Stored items
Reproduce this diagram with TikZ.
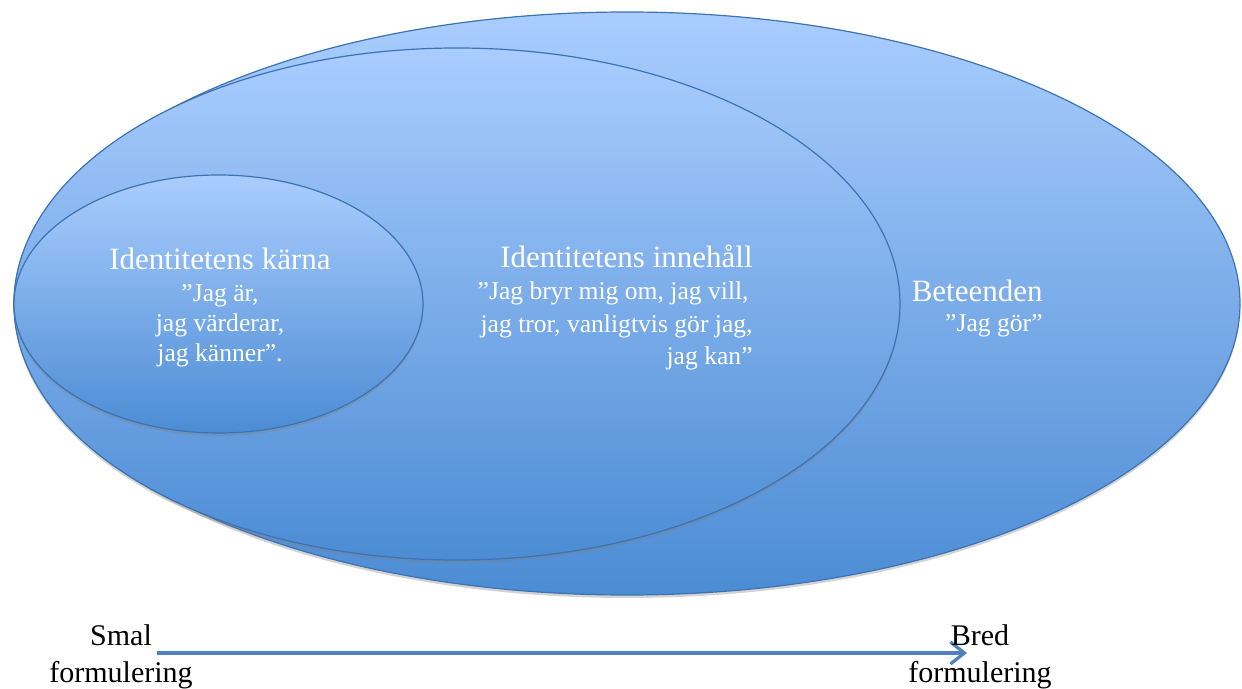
\documentclass[tikz,border=0pt]{standalone}
\usepackage{fontspec}
\setmainfont{Liberation Serif}
\usetikzlibrary{shapes.geometric,shadows,arrows.meta}
\definecolor{ljus}{RGB}{170,205,254}
\definecolor{mork}{RGB}{76,140,212}
\definecolor{kant}{RGB}{60,115,178}
\definecolor{pil}{RGB}{79,129,189}
\newcommand\rubrik{\fontsize{15.5}{16}\selectfont}
\newcommand\citat{\fontsize{12.8}{16}\selectfont}
\tikzset{
  oval/.style={ellipse, draw=kant, line width=.6pt, top color=ljus, bottom color=mork,
    inner sep=0pt, drop shadow={shadow xshift=0pt, shadow yshift=-1.5pt, opacity=.35}},
  vit/.style={text=white, inner sep=0pt},
  svart/.style={text=black, inner sep=0pt, align=center, font=\fontsize{15}{18.5}\selectfont}
}
\begin{document}
\begin{tikzpicture}[x=.5pt,y=-.5pt]
\useasboundingbox (0,0) rectangle (1242,689);
% ellipserna
\node[oval, minimum width=613pt, minimum height=291.5pt] (beteenden) at (627,303.5) {};
\node[oval, minimum width=443pt, minimum height=256pt] (innehall) at (457,304) {};
\node[oval, minimum width=204.5pt, minimum height=129pt] (karna) at (218.5,304) {};
% texterna
\node[vit, anchor=base] (t1) at (220,270) {\rubrik Identitetens kärna};
\node[vit, anchor=base] (c1a) at (220,302) {\citat ”Jag är,};
\node[vit, anchor=base] (c1b) at (220,332) {\citat jag värderar,};
\node[vit, anchor=base] (c1c) at (220,362) {\citat jag känner”.};
\node[vit, anchor=base east] (t2) at (753,268) {\rubrik Identitetens innehåll};
\node[vit, anchor=base east] (c2a) at (749,300) {\citat ”Jag bryr mig om, jag vill,};
\node[vit, anchor=base east] (c2b) at (753,333) {\citat jag tror, vanligtvis gör jag,};
\node[vit, anchor=base east] (c2c) at (753,365) {\citat jag kan”};
\node[vit, anchor=base east] (t3) at (1043,302) {\rubrik Beteenden};
\node[vit, anchor=base east] (c3) at (1043,332) {\citat ”Jag gör”};
% pilen
\coordinate (fran) at (157,653);
\coordinate (till) at (967,653);
\draw[pil, line width=1.6pt, -{Straight Barb[length=7pt,width=11pt]}] (fran) -- (till);
\node[svart] (smal) at (121,657) {Smal\\formulering};
\node[svart] (bred) at (980,657) {Bred\\formulering};
\end{tikzpicture}
\end{document}
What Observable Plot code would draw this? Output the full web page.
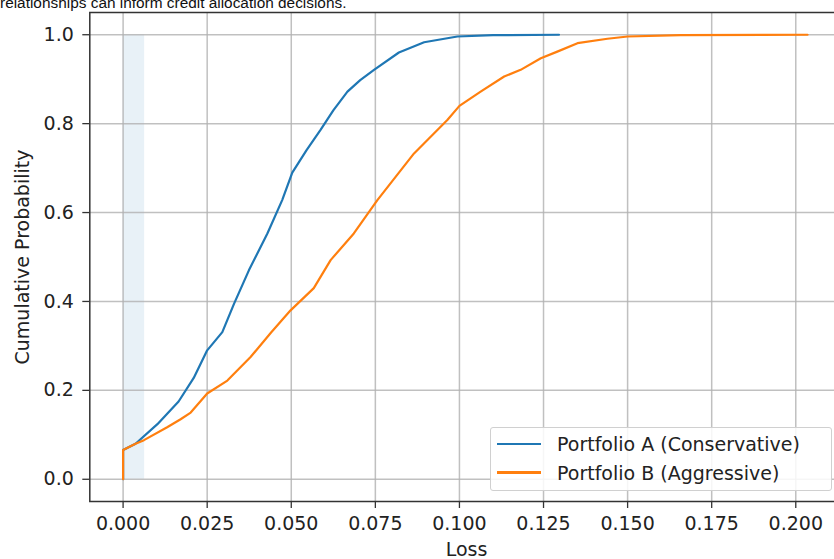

• **Exercise**:
Will you set down the records word for word while leaving out every picture?

• **Exercise output**:
Reproduce this diagram with TikZ.
\documentclass[tikz,border=0pt]{standalone}
\usepackage{fontspec}
\setmainfont{Liberation Serif}
\usetikzlibrary{shapes.geometric,shadows,arrows.meta}
\definecolor{ljus}{RGB}{170,205,254}
\definecolor{mork}{RGB}{76,140,212}
\definecolor{kant}{RGB}{60,115,178}
\definecolor{pil}{RGB}{79,129,189}
\newcommand\rubrik{\fontsize{15.5}{16}\selectfont}
\newcommand\citat{\fontsize{12.8}{16}\selectfont}
\tikzset{
  oval/.style={ellipse, draw=kant, line width=.6pt, top color=ljus, bottom color=mork,
    inner sep=0pt, drop shadow={shadow xshift=0pt, shadow yshift=-1.5pt, opacity=.35}},
  vit/.style={text=white, inner sep=0pt},
  svart/.style={text=black, inner sep=0pt, align=center, font=\fontsize{15}{18.5}\selectfont}
}
\begin{document}
\begin{tikzpicture}[x=.5pt,y=-.5pt]
\useasboundingbox (0,0) rectangle (1242,689);
% ellipserna
\node[oval, minimum width=613pt, minimum height=291.5pt] (beteenden) at (627,303.5) {};
\node[oval, minimum width=443pt, minimum height=256pt] (innehall) at (457,304) {};
\node[oval, minimum width=204.5pt, minimum height=129pt] (karna) at (218.5,304) {};
% texterna
\node[vit, anchor=base] (t1) at (220,270) {\rubrik Identitetens kärna};
\node[vit, anchor=base] (c1a) at (220,302) {\citat ”Jag är,};
\node[vit, anchor=base] (c1b) at (220,332) {\citat jag värderar,};
\node[vit, anchor=base] (c1c) at (220,362) {\citat jag känner”.};
\node[vit, anchor=base east] (t2) at (753,268) {\rubrik Identitetens innehåll};
\node[vit, anchor=base east] (c2a) at (749,300) {\citat ”Jag bryr mig om, jag vill,};
\node[vit, anchor=base east] (c2b) at (753,333) {\citat jag tror, vanligtvis gör jag,};
\node[vit, anchor=base east] (c2c) at (753,365) {\citat jag kan”};
\node[vit, anchor=base east] (t3) at (1043,302) {\rubrik Beteenden};
\node[vit, anchor=base east] (c3) at (1043,332) {\citat ”Jag gör”};
% pilen
\coordinate (fran) at (157,653);
\coordinate (till) at (967,653);
\draw[pil, line width=1.6pt, -{Straight Barb[length=7pt,width=11pt]}] (fran) -- (till);
\node[svart] (smal) at (121,657) {Smal\\formulering};
\node[svart] (bred) at (980,657) {Bred\\formulering};
\end{tikzpicture}
\end{document}
What Observable Plot code would draw this? Output the full web page.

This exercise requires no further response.